Strongtalk seems very interesting. It is a version of smalltalk that uses runtime type feedback for optimization and also has static typing.
A great interview is online here:
http://www.cincomsmalltalk.com/audio/2007/industry_misinterpretations-01-14-07.mp3
The conclusion is that static typing doesn't improve the performance very much. A problem with smalltalk systems is that they causes you
Interface based type systems are not good for performance, implementation based type systems are good for performance but not good for programming. The Self compiler would compile all code and this would take a lot of space, 64M on bootup which was a lot for the early 90's. A significant improvement in Strongtalk was that it only compiles code that is used a lot.
Smalltalk like languages have a much higher call frequency than Java. This is because the language provide mechanisms for constructing your own control structures. Type feedback keeps statistics at every call site and then does a jump and compare rather than dereferenced call which stalls the pipeline. In fact one doesn't even have to jump, one can just compare and go straight into the inlined code.
Stack allocation is much more efficient than heap allocation. Strongtalk manages to to do stack allocation by doing escape analysis. It can determine that a stack frame does not need to be allocated on the heap.
With inlining it becomes possible to do range check removal on the inlined code.
Megamorphic means that a callsite calls several different methods. If there is a small number of methods then each one can be inlined. However it turns out that very few calls have much impact on program performance. Most of the gain is in optimizing monomorphic sites.

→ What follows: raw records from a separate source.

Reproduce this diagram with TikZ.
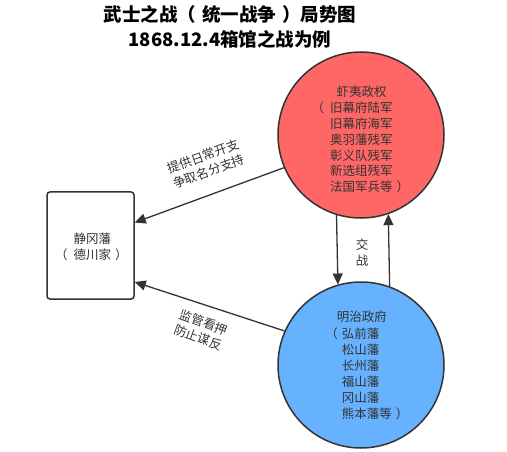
\documentclass[tikz,border=0pt]{standalone}
\usepackage{fontspec}
\setmainfont{Noto Sans CJK SC}
\usetikzlibrary{arrows.meta}
\definecolor{txt}{HTML}{333333}
\definecolor{redfill}{HTML}{FF6666}
\definecolor{bluefill}{HTML}{66B2FF}
\newcommand{\lpar}[1]{\llap{（\kern#1}}
\newcommand{\rpar}[1]{\rlap{\kern#1）}}
\tikzset{
  circ/.style={circle, draw=txt, line width=1.5pt, minimum size=166pt, inner sep=0pt},
  lbl/.style={text=txt, font=\fontsize{12.5}{15.9}\selectfont, align=center, inner sep=0pt},
  lbll/.style={lbl, align=left, anchor=west},
  conn/.style={draw=txt, line width=1.3pt, -{Triangle[length=11pt,width=10pt]}},
  boxst/.style={draw=txt, line width=1.5pt, rounded corners=3pt, minimum width=87pt, minimum height=107pt, fill=white}
}
\begin{document}
\begin{tikzpicture}[x=1pt,y=-1pt]
\useasboundingbox[fill=white] (0,0) rectangle (507,452);
% title
\node[text=black, font=\fontsize{18.5}{24.5}\selectfont\bfseries, align=center, inner sep=0pt] (title) at (230,27) {武士之战（\kern6pt 统一战争\kern6pt）局势图\\1868.12.4箱馆之战为例};
% circles
\node[circ, fill=redfill] (red) at (361,135) {};
\node[circ, fill=bluefill] (blue) at (361,365) {};
\node[boxst] (box) at (90.5,245.5) {};
% texts
\node[lbll] (redtxt) at (330,139.5) {\kern6.5pt 虾夷政权\\\lpar{6pt}旧幕府陆军\\旧幕府海军\\奥羽藩残军\\彰义队残军\\新选组残军\\法国军兵等\rpar{4pt}};
\node[lbll, font=\fontsize{12.5}{16.1}\selectfont] (bluetxt) at (341.7,365.5) {\kern-5pt 明治政府\\\lpar{4pt}弘前藩\\松山藩\\长州藩\\福山藩\\冈山藩\\熊本藩等\rpar{4pt}};
\node[lbl] (boxtxt) at (92.5,246.5) {静冈藩\\\lpar{6pt}德川家\rpar{4pt}};
% connectors
\draw[conn] (red.203) -- ([yshift=23pt]box.east);
\draw[conn] (blue.156) -- ([yshift=-36.5pt]box.east);
\draw[conn] (red.253.2) -- (blue.106.8);
\draw[conn] (blue.70.3) -- (red.289.7);
% edge labels
\node[lbl, rotate=20] (l1) at (206,164) {提供日常开支\\争取名分支持};
\node[lbl, rotate=-20] (l2) at (201,330) {监管看押\\防止谋反};
\node[lbl] (l3) at (362,253) {交\\战};
\end{tikzpicture}
\end{document}
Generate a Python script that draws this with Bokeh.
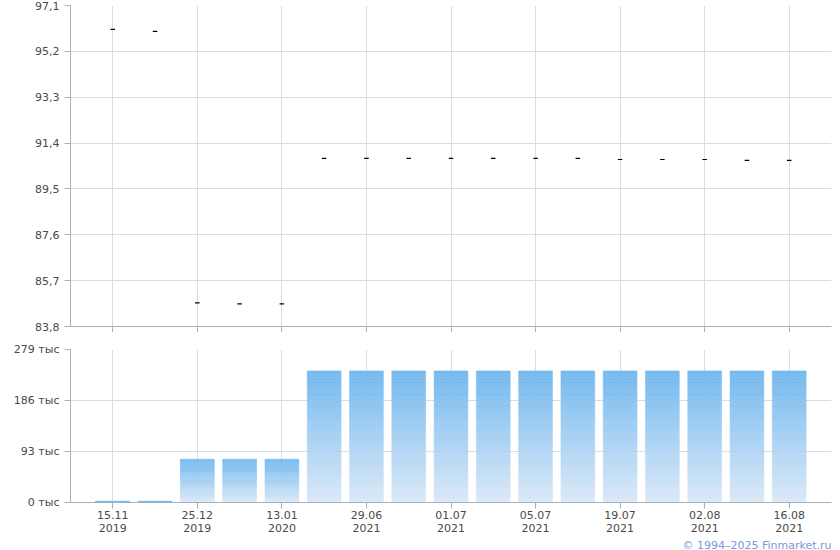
from bokeh.plotting import figure
from bokeh.layouts import column
from bokeh.models import FixedTicker, CustomJSTickFormatter, Range1d, Title, ColumnDataSource
from bokeh.embed import file_html
from bokeh.resources import INLINE

# ---- data ----
dates = ["15.11\n2019", "", "25.12\n2019", "", "13.01\n2020", "", "29.06\n2021", "",
         "01.07\n2021", "", "05.07\n2021", "", "19.07\n2021", "", "02.08\n2021", "", "16.08\n2021"]
prices = [96.11, 96.03, 84.78, 84.74, 84.74, 90.77, 90.77, 90.77, 90.77, 90.77, 90.77,
          90.77, 90.72, 90.72, 90.72, 90.68, 90.68]
volumes = [2, 2, 79, 79, 79, 240, 240, 240, 240, 240, 240, 240, 240, 240, 240, 240, 240]  # thousands
price_ticks = [83.8, 85.7, 87.6, 89.5, 91.4, 93.3, 95.2, 97.1]
vol_ticks = [0, 93, 186, 279]

FONT = "DejaVu Sans"
LBL = "#4a4a4a"
GRID = "#d8dde3"
AXIS = "#a8b0bc"
TOP_C = (0x74, 0xb9, 0xef)
BOT_C = (0xdc, 0xe9, 0xf7)

n = len(prices)
xs = list(range(n))
major = [i for i in xs if dates[i]]
xr = Range1d(-1, n)


def style(p):
    p.outline_line_color = None
    p.background_fill_color = "white"
    p.border_fill_color = "white"
    for ax in (p.xaxis[0], p.yaxis[0]):
        ax.axis_line_color = AXIS
        ax.major_tick_line_color = AXIS
        ax.major_tick_in = 0
        ax.major_tick_out = 6
        ax.minor_tick_line_color = None
        ax.major_label_text_font = FONT
        ax.major_label_text_font_size = "11px"
        ax.major_label_text_color = LBL
    p.xgrid.grid_line_color = GRID
    p.ygrid.grid_line_color = GRID
    p.xaxis.ticker = FixedTicker(ticks=major)


# ---- top (price) ----
p1 = figure(width=832, height=332, x_range=xr, y_range=Range1d(83.8, 97.1),
            output_backend="svg", toolbar_location=None,
            min_border_left=70, min_border_right=1, min_border_top=5, min_border_bottom=0)
style(p1)
p1.yaxis.ticker = FixedTicker(ticks=price_ticks)
p1.yaxis.formatter = CustomJSTickFormatter(code="return tick.toFixed(1).replace('.', ',');")
p1.xaxis.formatter = CustomJSTickFormatter(code="return '';")
p1.xaxis.major_label_standoff = 0
p1.scatter(xs, prices, marker="dash", size=4.5, line_color="black", line_width=1.2)

# ---- bottom (volume) ----
p2 = figure(width=832, height=218, x_range=xr, y_range=Range1d(0, 279),
            output_backend="svg", toolbar_location=None,
            min_border_left=70, min_border_right=1, min_border_top=17, min_border_bottom=0)
style(p2)
p2.yaxis.ticker = FixedTicker(ticks=vol_ticks)
p2.yaxis.formatter = CustomJSTickFormatter(code="return tick.toFixed(0) + ' тыс';")
p2.xaxis.major_label_overrides = {i: dates[i] for i in major}
p2.xaxis.major_label_standoff = 0
p2.xaxis.major_label_text_line_height = 1.0

# gradient bars made of slices of each bar
N = 40
l, r, b, t, c = [], [], [], [], []
for i, v in enumerate(volumes):
    for k in range(N):
        f0, f1 = k / N, (k + 1) / N
        fm = (f0 + f1) / 2
        col = tuple(int(round(BOT_C[j] + (TOP_C[j] - BOT_C[j]) * fm)) for j in range(3))
        l.append(i - 0.4)
        r.append(i + 0.4)
        b.append(v * f0)
        t.append(v * f1)
        c.append("#%02x%02x%02x" % col)
src = ColumnDataSource(dict(left=l, right=r, bottom=b, top=t, color=c))
p2.quad(left="left", right="right", bottom="bottom", top="top", fill_color="color",
        line_color="color", line_width=0.5, source=src)

cr = Title(text="© 1994–2025 Finmarket.ru", align="right", text_color="#7a98dc",
           text_font=FONT, text_font_size="11px", text_font_style="normal",
           standoff=-2, offset=0, text_line_height=1.0)
p2.add_layout(cr, "below")

layout = column(p1, p2, spacing=0)
open("out.html", "w").write(file_html(layout, INLINE))
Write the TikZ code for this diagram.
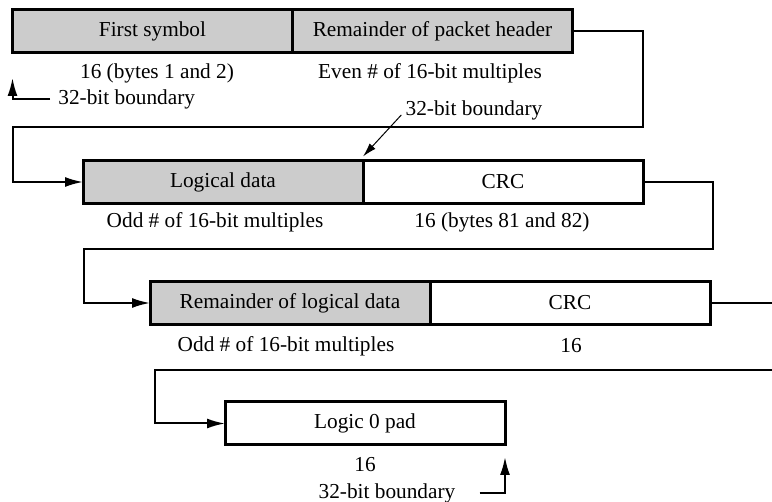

Another optimization technique is "customization": methods are copied down into child classes then self calls to the method become monomorphic. Double dispatch is another technique: call a method and pass self, then the method calls you back. These dispatches can be removed using by inlining, because one inlining leads to another.
So far there are no smalltalks vm's which are multithreaded. One idea is to go multiprocess vs multithreaded. This probably works well in conjunction with green threads.
In a discussion about .NET, the criticism is that CLR doesn't permit inlining because it supports legacy languages such as C and C++. The CLR seems to have changed to using inline caching, which is a technique related to inlining. A VM which is highly tuned to Java or C# doesn't work well for languages like smalltalk; no tagged types, and different method of dispatching.